DESCRIPTION OF THE TASK: Without the pictures, return all of the material exactly as written.

DATA SHOWN:

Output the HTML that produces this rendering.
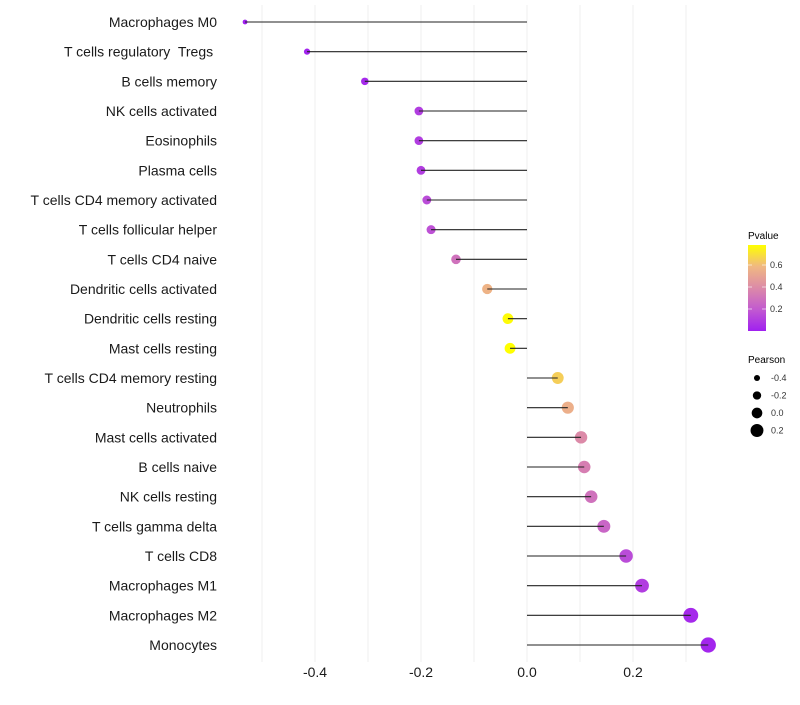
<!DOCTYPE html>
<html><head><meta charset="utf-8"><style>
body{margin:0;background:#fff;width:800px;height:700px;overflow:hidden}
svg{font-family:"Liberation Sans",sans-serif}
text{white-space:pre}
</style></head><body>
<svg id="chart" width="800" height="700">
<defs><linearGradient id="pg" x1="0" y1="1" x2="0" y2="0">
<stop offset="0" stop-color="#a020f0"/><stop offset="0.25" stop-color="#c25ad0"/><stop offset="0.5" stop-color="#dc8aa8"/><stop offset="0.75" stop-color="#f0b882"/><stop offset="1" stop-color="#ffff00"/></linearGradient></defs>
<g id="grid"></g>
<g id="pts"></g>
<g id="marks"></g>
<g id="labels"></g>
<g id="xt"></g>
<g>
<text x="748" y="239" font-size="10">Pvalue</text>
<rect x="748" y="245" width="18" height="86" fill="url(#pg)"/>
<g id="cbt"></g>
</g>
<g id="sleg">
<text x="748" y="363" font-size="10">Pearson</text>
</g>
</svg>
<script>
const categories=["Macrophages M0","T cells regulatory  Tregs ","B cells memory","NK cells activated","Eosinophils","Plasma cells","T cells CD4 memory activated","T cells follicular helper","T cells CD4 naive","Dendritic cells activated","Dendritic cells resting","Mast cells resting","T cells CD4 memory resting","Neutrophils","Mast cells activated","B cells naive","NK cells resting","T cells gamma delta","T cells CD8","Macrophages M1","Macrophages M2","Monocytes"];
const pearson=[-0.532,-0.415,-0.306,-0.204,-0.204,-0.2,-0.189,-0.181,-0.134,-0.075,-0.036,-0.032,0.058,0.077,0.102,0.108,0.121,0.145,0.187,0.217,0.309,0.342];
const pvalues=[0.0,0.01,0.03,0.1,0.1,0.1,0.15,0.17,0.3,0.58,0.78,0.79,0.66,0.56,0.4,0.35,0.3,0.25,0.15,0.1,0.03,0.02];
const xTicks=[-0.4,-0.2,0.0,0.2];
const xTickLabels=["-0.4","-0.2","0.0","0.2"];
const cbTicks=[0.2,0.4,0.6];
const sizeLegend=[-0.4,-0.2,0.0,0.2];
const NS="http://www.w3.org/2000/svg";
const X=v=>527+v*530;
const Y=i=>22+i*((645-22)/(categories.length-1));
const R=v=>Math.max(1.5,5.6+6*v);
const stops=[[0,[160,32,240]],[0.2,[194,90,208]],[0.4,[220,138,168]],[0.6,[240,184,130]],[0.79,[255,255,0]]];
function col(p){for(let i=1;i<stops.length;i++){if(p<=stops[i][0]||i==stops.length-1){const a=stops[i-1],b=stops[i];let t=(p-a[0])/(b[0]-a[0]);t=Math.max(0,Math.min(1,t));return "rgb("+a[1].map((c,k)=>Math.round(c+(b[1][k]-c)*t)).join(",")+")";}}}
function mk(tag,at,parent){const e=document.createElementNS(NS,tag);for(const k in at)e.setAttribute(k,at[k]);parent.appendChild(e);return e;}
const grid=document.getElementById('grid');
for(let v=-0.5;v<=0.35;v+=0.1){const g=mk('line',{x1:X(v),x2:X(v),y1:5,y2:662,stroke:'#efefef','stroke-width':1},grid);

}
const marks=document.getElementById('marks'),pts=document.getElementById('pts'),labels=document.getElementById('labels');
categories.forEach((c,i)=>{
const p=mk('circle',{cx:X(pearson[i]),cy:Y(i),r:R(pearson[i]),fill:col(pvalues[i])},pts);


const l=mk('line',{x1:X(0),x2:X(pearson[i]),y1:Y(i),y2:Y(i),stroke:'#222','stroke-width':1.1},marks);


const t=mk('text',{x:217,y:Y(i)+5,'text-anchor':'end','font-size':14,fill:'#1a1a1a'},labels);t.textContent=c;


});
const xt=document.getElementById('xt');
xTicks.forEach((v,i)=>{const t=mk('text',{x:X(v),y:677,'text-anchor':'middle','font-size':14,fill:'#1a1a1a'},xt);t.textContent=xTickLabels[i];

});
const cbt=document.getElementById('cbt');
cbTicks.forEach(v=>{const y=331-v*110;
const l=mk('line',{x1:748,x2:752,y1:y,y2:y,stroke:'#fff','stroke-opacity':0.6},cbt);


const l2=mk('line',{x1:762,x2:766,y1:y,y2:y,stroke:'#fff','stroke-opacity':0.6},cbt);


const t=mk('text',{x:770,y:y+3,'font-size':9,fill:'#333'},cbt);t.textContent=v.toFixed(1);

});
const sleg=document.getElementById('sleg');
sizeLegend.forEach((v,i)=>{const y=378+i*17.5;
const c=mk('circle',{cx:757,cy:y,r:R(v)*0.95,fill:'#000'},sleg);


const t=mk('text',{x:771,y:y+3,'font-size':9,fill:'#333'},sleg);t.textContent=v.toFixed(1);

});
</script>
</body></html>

WRITTEN ANSWER:
Output the HTML that produces this rendering.
<!DOCTYPE html>
<html><head><meta charset="utf-8"><style>
body{margin:0;background:#fff;width:800px;height:700px;overflow:hidden}
svg{font-family:"Liberation Sans",sans-serif}
text{white-space:pre}
</style></head><body>
<svg id="chart" width="800" height="700">
<defs><linearGradient id="pg" x1="0" y1="1" x2="0" y2="0">
<stop offset="0" stop-color="#a020f0"/><stop offset="0.25" stop-color="#c25ad0"/><stop offset="0.5" stop-color="#dc8aa8"/><stop offset="0.75" stop-color="#f0b882"/><stop offset="1" stop-color="#ffff00"/></linearGradient></defs>
<g id="grid"></g>
<g id="pts"></g>
<g id="marks"></g>
<g id="labels"></g>
<g id="xt"></g>
<g>
<text x="748" y="239" font-size="10">Pvalue</text>
<rect x="748" y="245" width="18" height="86" fill="url(#pg)"/>
<g id="cbt"></g>
</g>
<g id="sleg">
<text x="748" y="363" font-size="10">Pearson</text>
</g>
</svg>
<script>
const categories=["Macrophages M0","T cells regulatory  Tregs ","B cells memory","NK cells activated","Eosinophils","Plasma cells","T cells CD4 memory activated","T cells follicular helper","T cells CD4 naive","Dendritic cells activated","Dendritic cells resting","Mast cells resting","T cells CD4 memory resting","Neutrophils","Mast cells activated","B cells naive","NK cells resting","T cells gamma delta","T cells CD8","Macrophages M1","Macrophages M2","Monocytes"];
const pearson=[-0.532,-0.415,-0.306,-0.204,-0.204,-0.2,-0.189,-0.181,-0.134,-0.075,-0.036,-0.032,0.058,0.077,0.102,0.108,0.121,0.145,0.187,0.217,0.309,0.342];
const pvalues=[0.0,0.01,0.03,0.1,0.1,0.1,0.15,0.17,0.3,0.58,0.78,0.79,0.66,0.56,0.4,0.35,0.3,0.25,0.15,0.1,0.03,0.02];
const xTicks=[-0.4,-0.2,0.0,0.2];
const xTickLabels=["-0.4","-0.2","0.0","0.2"];
const cbTicks=[0.2,0.4,0.6];
const sizeLegend=[-0.4,-0.2,0.0,0.2];
const NS="http://www.w3.org/2000/svg";
const X=v=>527+v*530;
const Y=i=>22+i*((645-22)/(categories.length-1));
const R=v=>Math.max(1.5,5.6+6*v);
const stops=[[0,[160,32,240]],[0.2,[194,90,208]],[0.4,[220,138,168]],[0.6,[240,184,130]],[0.79,[255,255,0]]];
function col(p){for(let i=1;i<stops.length;i++){if(p<=stops[i][0]||i==stops.length-1){const a=stops[i-1],b=stops[i];let t=(p-a[0])/(b[0]-a[0]);t=Math.max(0,Math.min(1,t));return "rgb("+a[1].map((c,k)=>Math.round(c+(b[1][k]-c)*t)).join(",")+")";}}}
function mk(tag,at,parent){const e=document.createElementNS(NS,tag);for(const k in at)e.setAttribute(k,at[k]);parent.appendChild(e);return e;}
const grid=document.getElementById('grid');
for(let v=-0.5;v<=0.35;v+=0.1){const g=mk('line',{x1:X(v),x2:X(v),y1:5,y2:662,stroke:'#efefef','stroke-width':1},grid);

}
const marks=document.getElementById('marks'),pts=document.getElementById('pts'),labels=document.getElementById('labels');
categories.forEach((c,i)=>{
const p=mk('circle',{cx:X(pearson[i]),cy:Y(i),r:R(pearson[i]),fill:col(pvalues[i])},pts);


const l=mk('line',{x1:X(0),x2:X(pearson[i]),y1:Y(i),y2:Y(i),stroke:'#222','stroke-width':1.1},marks);


const t=mk('text',{x:217,y:Y(i)+5,'text-anchor':'end','font-size':14,fill:'#1a1a1a'},labels);t.textContent=c;


});
const xt=document.getElementById('xt');
xTicks.forEach((v,i)=>{const t=mk('text',{x:X(v),y:677,'text-anchor':'middle','font-size':14,fill:'#1a1a1a'},xt);t.textContent=xTickLabels[i];

});
const cbt=document.getElementById('cbt');
cbTicks.forEach(v=>{const y=331-v*110;
const l=mk('line',{x1:748,x2:752,y1:y,y2:y,stroke:'#fff','stroke-opacity':0.6},cbt);


const l2=mk('line',{x1:762,x2:766,y1:y,y2:y,stroke:'#fff','stroke-opacity':0.6},cbt);


const t=mk('text',{x:770,y:y+3,'font-size':9,fill:'#333'},cbt);t.textContent=v.toFixed(1);

});
const sleg=document.getElementById('sleg');
sizeLegend.forEach((v,i)=>{const y=378+i*17.5;
const c=mk('circle',{cx:757,cy:y,r:R(v)*0.95,fill:'#000'},sleg);


const t=mk('text',{x:771,y:y+3,'font-size':9,fill:'#333'},sleg);t.textContent=v.toFixed(1);

});
</script>
</body></html>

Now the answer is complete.